The weight of it is suffocating. The knowing. The inevitable. I never want just a fleeting moment—I never have. I want something deep, something unshakable. I want permanence in a world that only ever offers me glimpses, echoes, shadows of what could be, leaving me with echoes of what could have been. But crows aren’t built for staying. They land when they choose, and when the moment is over, they go.
And yet, I keep hoping. I keep watching the sky, waiting, wondering if the next one might be different. But in the end, it’s always the same. For me, at least, time is always finite. Love is always fleeting. And the crows? They always fly away.
Love is a strange thing.

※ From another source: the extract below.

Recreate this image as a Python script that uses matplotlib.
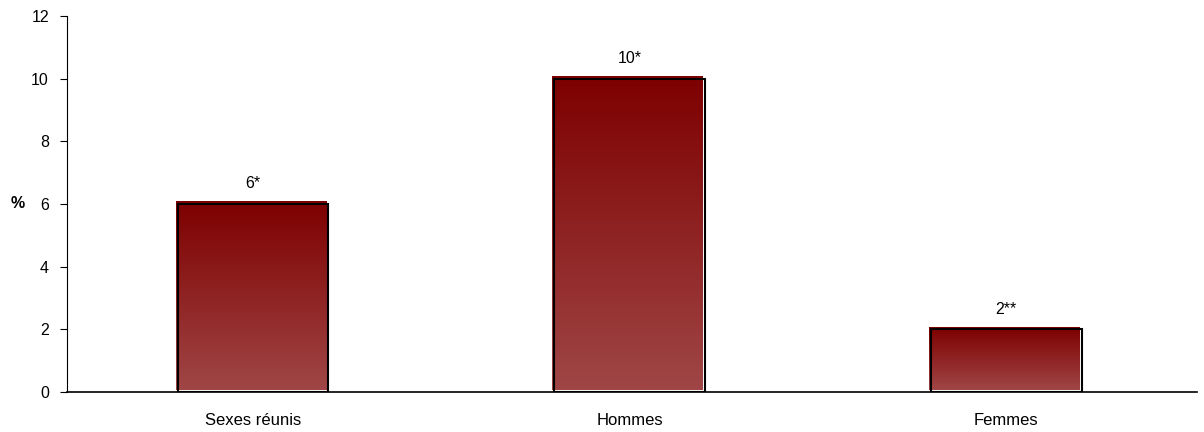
import numpy as np
import matplotlib.pyplot as plt
import matplotlib.transforms as mtransforms
from matplotlib.colors import LinearSegmentedColormap

plt.rcParams['font.family'] = ['Liberation Sans', 'DejaVu Sans']

categories = ["Sexes réunis", "Hommes", "Femmes"]
values = [6, 10, 2]
value_labels = ["6*", "10*", "2**"]

fig = plt.figure(figsize=(12.04, 4.32), dpi=100)
ax = fig.add_axes([0.0556, 0.0926, 0.9385, 0.8704])

x = np.arange(len(categories))
width = 0.4

# gradient from dark red at the top to a lighter red at the bottom
cmap = LinearSegmentedColormap.from_list("bar", ["#a04646", "#7e0000"])
grad = np.linspace(0, 1, 256).reshape(-1, 1)

bars = ax.bar(x, values, width, color="none", edgecolor="none", zorder=2)
fill_shift = mtransforms.offset_copy(ax.transData, fig=fig, x=-2, y=2, units="dots")

for rect, lab in zip(bars, value_labels):
    x0, y0 = rect.get_x(), rect.get_y()
    w, h = rect.get_width(), rect.get_height()
    im = ax.imshow(grad, cmap=cmap, origin="lower", aspect="auto",
                   extent=[x0, x0 + w, y0, y0 + h], zorder=2, interpolation="bilinear")
    im.set_transform(fill_shift)
    # black "shadow" outline sits slightly right/below the fill
    outline = plt.Rectangle((x0, y0), w, h, fill=False, edgecolor="black",
                            linewidth=1.5, zorder=3)
    ax.add_patch(outline)
    ax.text(x0 + w / 2, y0 + h + 0.4, lab, ha="center", va="bottom", fontsize=11.5)

ax.set_xlim(-0.494, 2.506)
ax.set_ylim(0, 12)
ax.set_yticks(np.arange(0, 13, 2))
ax.set_xticks(x)
ax.set_xticklabels(categories, fontsize=12)
ax.tick_params(axis="x", length=0, pad=15)
ax.tick_params(axis="y", length=5, pad=8, labelsize=11.5)

ax.spines["top"].set_visible(False)
ax.spines["right"].set_visible(False)
ax.spines["left"].set_linewidth(0.8)
ax.spines["bottom"].set_linewidth(1.2)

ax.set_ylabel("%", rotation=0, fontweight="bold", fontsize=11.5, va="center", ha="center")
ax.yaxis.set_label_coords(-0.044, 0.5)

fig.savefig("out.png", dpi=100)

It arrives unannounced, perches close enough to touch, and for a brief, shining moment, you believe—maybe this time, it will stay. But love, at least for me, has never been something permanent. It’s a crow landing nearby, tilting its head in quiet observation, watching, waiting. It lingers just long enough to make me feel its presence, to let me believe in its weight, its warmth. And then—without warning—it takes flight.
The initial excitement, the magnetic pull—the kind that keeps you awake at night, rerunning conversations, memorizing the smallest of details. The deep connection, so consuming it feels like time bends around it. And then, as if on cue, the inevitable departure. Always too soon. Always before I’m ready.
Love never truly disappears, though. It leaves behind black feathers—memories, remnants of what once was. Scattered fragments of laughter, of stolen moments, of whispered promises that were never meant to last.
I once wrote in my diary that it’s always raining in my head.
That line plays on a loop in my mind—a quiet truth I’ve carried for as long as I can remember. The knowing that love, no matter how fleeting, never fully fades. It lingers like a storm on the horizon, always present, always threatening to break.
And still, despite it all, I keep reaching out my hand, hoping—just once—the crow will choose to stay.